# "How to organise a Lotto Syndicate"



## cnu (22 Mar 2006)

Any advice on setting up a Lotto syndicate?

_(Original thread pruned at OP's cnu's request, but we felt that we should leave the advice part)

CCOVICH_


----------



## ninsaga (22 Mar 2006)

*Re: cnu*

Is this what you are referring to?

ninsaga


----------



## ajapale (22 Mar 2006)

*Re: Lotto Syndicate*

So you want to form a syndicate to play the Irish National Lottery?

Have you any experience in forming and doing the administration for such a syndicate at work or with a GAA club perhaps?

Have you looked at the national lottery website and noted what they have to say about syndicates?



> All About Syndicates
> 
> Here's some important points to keep in mind when running a syndicate:
> 
> ...


----------



## ajapale (22 Mar 2006)

*Re: Lotto Syndicate*

How about I change the title to "How to organise a Lotto Syndicate". I for one  am interested in what might emerge.

aj


----------



## CCOVICH (22 Mar 2006)

*Re: Lotto Syndicate*

Sounds like a good idea.


----------



## bofarr01 (23 Mar 2006)

When we set up one in work, we created a bank account for the syndicate then insisted everyone set up a Standing Order to pay the required amount of money into account regularly - saves the hassle of trying to collect money from a dozen people!
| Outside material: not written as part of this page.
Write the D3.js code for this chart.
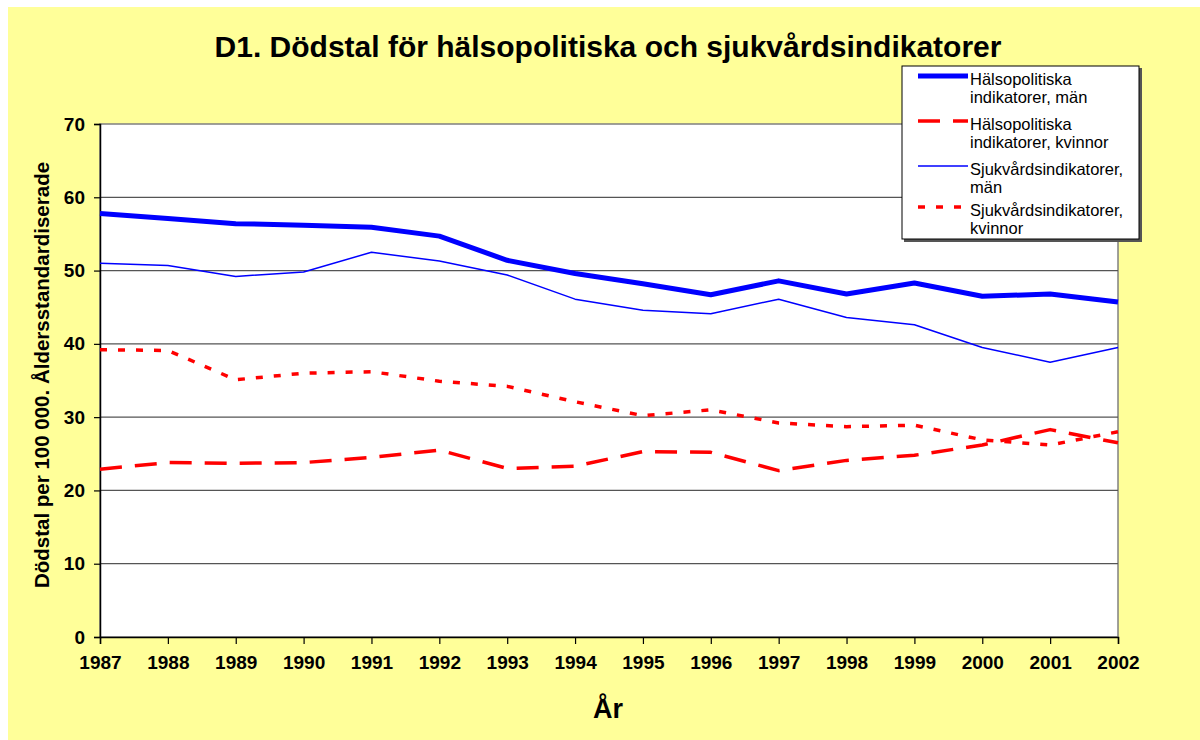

Then the organiser just uses a bank card to withdraw the cash every month or so and does 8 draws.

We also created an agreement which everyone had to sign - this outlined every eventuality we could think of, incuding people leaving the company, dying, not being paid up if we won etc etc. And we included a catch-all condition saying that, in the event of a disagreement, the majority would decide it. 

Most importantly of all, there was a a line exonerating the organiser from any legal action if we missed winnings due to his mistakes!


----------